BJ’s Restaurants, Inc. (Nasdaq:BJRI) today reported financial results for the fourth quarter and fiscal year 2010 that ended on Tuesday, December 28, 2010.
Highlights for the 13 weeks ended December 28, 2010, compared to the 13 weeks ended December 29, 2009, were as follows:
- Total revenues increased 18% to $132.9 million
- Comparable restaurant sales increased 5.9%
- Net income and diluted net income per share were $6.9 million and $0.24, respectively
- Two new restaurants opened
- Total restaurant operating weeks increased approximately 12%
Results for the fourth quarter of fiscal 2010 include an after-tax benefit of approximately $0.7 million or $0.02 per diluted share primarily due to a favorable tax rate adjustment associated with disqualifying dispositions related to incentive stock options (“ISO”). Additionally, in the fourth quarter of fiscal 2009, the Company recorded an after-tax charge of approximately $1.6 million or $0.06 per diluted share related to a loss and related legal costs for the disposition of the Company’s entire auction rate securities (“ARS”) portfolio. Excluding both of these items from each year’s quarterly results, non-GAAP net income and diluted net income per share for the fourth quarter of fiscal 2010 would have increased by 90% and 83%, respectively, to $6.3 million and $0.22 compared to non-GAAP results for the same quarter last year. A reconciliation between GAAP and these non-GAAP financial measures is included in the accompanying financial data.

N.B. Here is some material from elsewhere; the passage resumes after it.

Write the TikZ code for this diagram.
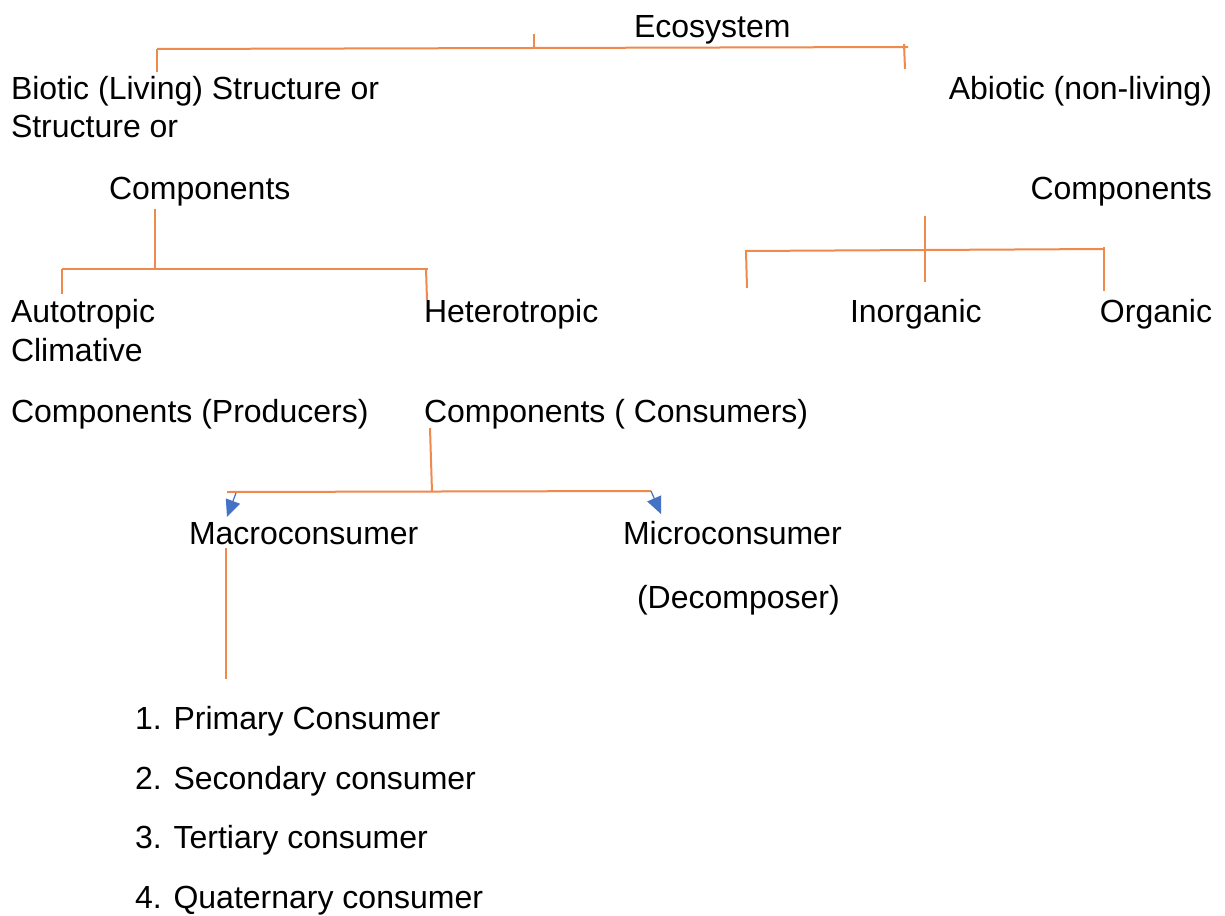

Highlights for the 52 weeks ended December 28, 2010, compared to the 52 weeks ended December 29, 2009, were as follows:
- Total revenues increased 20% to $513.9 million
- Comparable restaurant sales increased 5.6%
- Net income and diluted net income per share were $23.2 million and $0.82, respectively
- Ten new restaurants opened
- Total restaurant operating weeks increased approximately 13%
Excluding the two aforementioned after-tax items for both fiscal 2010 and 2009, non-GAAP net income and diluted net income per share for fiscal 2010 would have increased by 53% and 51%, respectively, to $22.5 million and $0.80 compared to non-GAAP results for fiscal 2009. A reconciliation between GAAP and these non-GAAP financial measures is included in the accompanying financial data.
“Our leadership team was very pleased with BJ’s strong financial performance for both the fourth quarter and full year of 2010,” commented Jerry Deitchle, Chairman and Chief Executive Officer. “Despite the difficult operating environment during the past couple of years, we made a decision to continue prudently investing in the quality of the BJ’s restaurant concept and the strength of our support infrastructure, thereby protecting our brand and our longer-term growth opportunity. As a result, fiscal 2010 was a very successful year for BJ’s. Not only did we achieve our targeted capacity growth by opening ten successful new restaurants this past year, we also achieved four consecutive quarters of solidly positive comparable restaurant sales that resulted in a 5.6% increase in that metric for the full year. Taken together, our capacity growth and comparable restaurant sales growth enabled BJ’s to surpass the half-billion dollar sales milestone during fiscal 2010. Just as important, we were able to achieve better leverage of our sales increases to our bottom-line performance as a result of more effective operational execution in all aspects of our business. We look forward to the challenge of surpassing this performance during the upcoming year.”
Two new restaurants opened during the fourth quarter of 2010 (Puente Hills, CA and Shenandoah, TX). “Sales volumes for all of our new restaurant openings during 2010 remain strong,” commented Deitchle. As previously announced, the Company currently expects to open as many as 12 to 13 new restaurants during 2011. Two new restaurant openings are currently planned for the latter half of the first quarter of 2011 (Tyler, TX and Sacramento, CA). As of this date, the Company expects to open as many as three new restaurants in the second quarter, four new restaurants in the third quarter and as many as three or four new restaurants during the fourth quarter. Investors are reminded that the actual number and timing of new restaurant openings is subject to a number of factors outside of the Company’s control, including weather conditions and factors under the control of landlords, contractors and regulatory/licensing authorities.
BJ’s Restaurants, Inc. currently owns and operates 102 casual dining restaurants under the BJ’s Restaurant & Brewery, BJ’s Restaurant & Brewhouse or BJ’s Pizza & Grill brand names. BJ’s restaurants offer an innovative and broad menu featuring award-winning, signature deep-dish pizza complemented with generously portioned salads, appetizers, sandwiches, soups, pastas, entrees and desserts. Quality, flavor, value, moderate prices and sincere service remain distinct attributes of the BJ’s experience. The Company operates several microbreweries which produce and distribute BJ’s critically acclaimed handcrafted beers throughout the chain. The Company’s restaurants are located in California (51), Texas (20), Arizona (6), Colorado (4), Oregon (2), Nevada (4), Florida (6), Ohio (2), Oklahoma (2), Kentucky (1), Indiana (1), Louisiana (1) and Washington (2).